Work and Play With GustoBlog / Produced by The High Calling
All human enterprise proceeds from the creative hand of God. The work of our hands and heads and hearts is but a reflection of the work of God in creation.
God places us on the planet for a short season in order "to be fruitful and multiply and replenish the earth," as the Genesis record reports. Such fruitful multiplying and replenishing always celebrates first the creativity of our Maker, and then, second, our own creativity. Our human work here and now, rightly understood, recapitulates the work God first demonstrated at the dawn of creation.
Because God created, we can too. Gerard Manley Hopkins says it right: "Glory be to God for . . . for landscape, plotted and pieced, and all trades, their gear and tackle and trim." Indeed, in all of our respective vocational doing, we are cocreators with God.
But there is one basic difference between the work of God and our work: God's work is perfect while ours is only approximate. God's excellence is necessary, while ours is only possible. Because God is holy—whole, complete, perfect—God's production always has the quality of perfection.
Clearly, ours does not. The accountant's most careful auditing will miss a calculation somewhere. Even the best farmer plows a crooked furrow now and then. No master teacher exhausts a subject. No musician hits every last note. No manager meets every goal under budget.
This confusion of excellence with perfection is the source of much neurotic frustration in our work culture today. Complex psychological forces drive us. Obsessive vocational behavior is more depleting than replenishing. We often feel ever compelled toward greater and greater pursuits, more and more advancement, bigger and bigger accomplishment. Not content with the merely good, we want the great. We refer to this as "climbing the ladder," but it's a peculiar idiom: the reach never seems to produce a grasp.
So, we find ourselves lonely in our work, weary in our well-doing, competitive in our relationships, stuck in a never satisfied longing for more recognition and remuneration. We are unable to hear those most gratifying words, "Well done, good and faithful servant."

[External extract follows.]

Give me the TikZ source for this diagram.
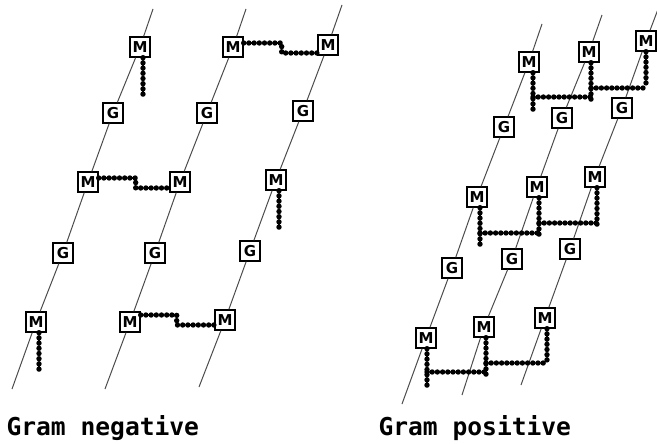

In short, we have defined excellence in terms of grandiosity rather than adequacy. Result? Misery.
I see this firsthand in my seminary teaching. My students are remarkably capable and often brilliant, but they mistakenly conclude that anything less than an A+ misses the mark. To grasp the material on an average or above average level is seen as failure to grasp the material at all. Theirs is a mentality of grades rather than grace. Is it any wonder such drivenness has infected even the church?
The "most excellent way" St. Paul so insightfully speaks of is not found by those who "understand all mysteries and all knowledge," but rather by the one who "bears all things, believes all things, hopes all things, endures all things." This is the only way that never fails.
The story is told of a little boy who was a minor character in the school play. His was not a scene-stealer role, but rather a bit part with one line. Still, the lad tackled his theatrical assignment with gusto. He practiced and rehearsed and went over and over and over his one line. Finally, the big day of the premier arrived, the play began, and the little boy entered the stage at his appointed time. He said his line and he said it well. Not too soon, not too late. Not too fast, not too slow. Not too loud, not too soft. He said his line, and he said it well.
We are on the planet as the boy was on the stage—for a brief moment. Chances are we aren't going to find the cure for cancer, or solve the Middle East crisis, or end world hunger, or usher in the Kingdom.
Let's just say our line. And say it well.